(For those who have taken the courses and want to submit for evaluation, please read the instructions linked on the table of contents page.)
- The so-called Zipf’s law can be observed in many different situations. Using your own favorite tools (R, perl, gnulplot, etc.), (a) draw the plots for the Zipf’s law distribution of oligonucleotide frequencies of some genomic sequence. (Pick up your own favorite one from GenBank.) Make plots for monomers through octamers. (b) What can you tell about them? (c) If you transform the plots to log-log plots for the so-called power-law distribution, what would be the values for the exponents?
- Obtain one of the following sets of sequences and write a program to calculate the information content of individual sites.
- exon-intron boundary sequence of human
- RNA polymerase II promoter sequence of human
- any other sequence that you are interested in
Also, create a Sequence Logo using the web service at http://weblogo.berkeley.edu with the sequences.
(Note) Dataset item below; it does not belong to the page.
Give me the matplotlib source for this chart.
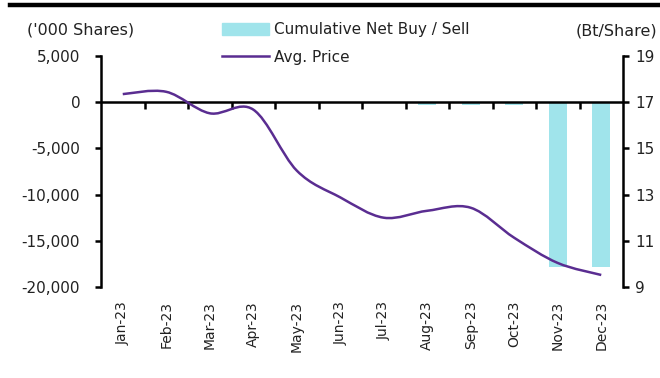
import numpy as np
import matplotlib
matplotlib.use("Agg")
from matplotlib import pyplot as plt
from matplotlib.path import Path
from matplotlib.patches import PathPatch
from matplotlib.lines import Line2D
from matplotlib.markers import TICKDOWN
from matplotlib.ticker import FuncFormatter

MONTHS = ['Jan-23', 'Feb-23', 'Mar-23', 'Apr-23', 'May-23', 'Jun-23',
          'Jul-23', 'Aug-23', 'Sep-23', 'Oct-23', 'Nov-23', 'Dec-23']
NET_BUY_SELL = [0, 0, 0, 0, 0, 0, 0, -250, -250, -350, -17850, -17850]
AVG_PRICE = [17.35, 17.45, 16.52, 16.68, 14.04, 12.88, 12.0, 12.3, 12.43, 11.13, 10.04, 9.52]

BAR_COLOR = '#A0E4EB'
LINE_COLOR = '#5A2D91'

plt.rcParams['font.family'] = ['DejaVu Sans']
plt.rcParams['font.size'] = 11
plt.rcParams['text.color'] = '#222222'


def smooth_path(xs, ys):
    # catmull-rom style bezier through every point, like a "smoothed line" in a spreadsheet
    pts = np.column_stack([xs, ys]).astype(float)
    verts = [pts[0]]
    codes = [Path.MOVETO]
    n = len(pts)
    for i in range(n - 1):
        p0 = pts[i - 1] if i > 0 else pts[i]
        p1 = pts[i]
        p2 = pts[i + 1]
        p3 = pts[i + 2] if i + 2 < n else pts[i + 1]
        c1 = p1 + (p2 - p0) / 6
        c2 = p2 - (p3 - p1) / 6
        verts += [c1, c2, p2]
        codes += [Path.CURVE4] * 3
    return Path(verts, codes)


fig = plt.figure(figsize=(6.6, 3.78), dpi=100)
ax = fig.add_axes([101 / 660, 1 - 287 / 378, (623 - 101) / 660, (287 - 56) / 378])
ax2 = ax.twinx()

x = np.arange(len(MONTHS))
ax.bar(x, NET_BUY_SELL, width=0.41, color=BAR_COLOR, zorder=2)
ax.axhline(0, color='black', lw=1.8, zorder=3)
# tick marks between months hang off the zero line
bounds = np.arange(0.5, len(MONTHS) - 0.5, 1)
ax.plot(bounds, np.zeros_like(bounds), ls='none', marker=TICKDOWN, markersize=5,
        mew=1.8, color='black', zorder=3, clip_on=False)
ax.set_xlim(-0.5, len(MONTHS) - 0.5)
ax.set_ylim(-20000, 5000)
ax.set_yticks(range(-20000, 5001, 5000))
ax.yaxis.set_major_formatter(FuncFormatter(lambda v, p: f'{int(v):,}'))

ax2.add_patch(PathPatch(smooth_path(x, AVG_PRICE), fill=False, edgecolor=LINE_COLOR, lw=1.8, zorder=4))
ax2.set_ylim(9, 19)
ax2.set_yticks(range(9, 20, 2))

for a in (ax, ax2):
    a.spines['top'].set_visible(False)
    a.spines['bottom'].set_visible(False)
    a.spines['left'].set_linewidth(1.8)
    a.spines['right'].set_linewidth(1.8)
    a.tick_params(axis='y', length=4, width=1.8, labelsize=11,
                  labelcolor='#222222')

ax.tick_params(axis='y', pad=11)
ax2.tick_params(axis='y', pad=5)
ax.spines['right'].set_visible(False)
ax2.spines['left'].set_visible(False)

ax.set_xticks(x)
ax.set_xticklabels(MONTHS, rotation=90)
ax.tick_params(axis='x', length=0, pad=10, labelsize=10, labelcolor='#222222')

fig.text(27 / 660, 1 - 30 / 378, "('000 Shares)", ha='left', va='center', fontsize=11.5)
fig.text(657 / 660, 1 - 31 / 378, "(Bt/Share)", ha='right', va='center', fontsize=11.5)

handles = [plt.Rectangle((0, 0), 1, 1, color=BAR_COLOR),
           Line2D([0], [0], color=LINE_COLOR, lw=1.8)]
fig.legend(handles, ['Cumulative Net Buy / Sell', 'Avg. Price'],
           loc='upper left', bbox_to_anchor=(222 / 660, 1 - 22 / 378),
           frameon=False, borderpad=0, borderaxespad=0, handlelength=3.05,
           handleheight=0.8, handletextpad=0.35, labelspacing=0.85, fontsize=11)

# heavy rule across the top
fig.add_artist(Line2D([10 / 660, 1], [1 - 4.5 / 378] * 2, color='black', lw=3.2))

fig.savefig('out.png', dpi=100)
- ClustalW is the most widely used software for multiple alignment. Describe how the following important problems in multiple alignment have been overcome in ClustalW. (within 7 lines each.)
(1) The problem that the multidimensional extension of Smith-Waterman algorithm is not computationally practical.
(2) The problem that the order is important for progressive pairwise alignment.
(3) The sequence weighting problem in multiple alignment.
(4) The gap propagation problem in multiple alignment.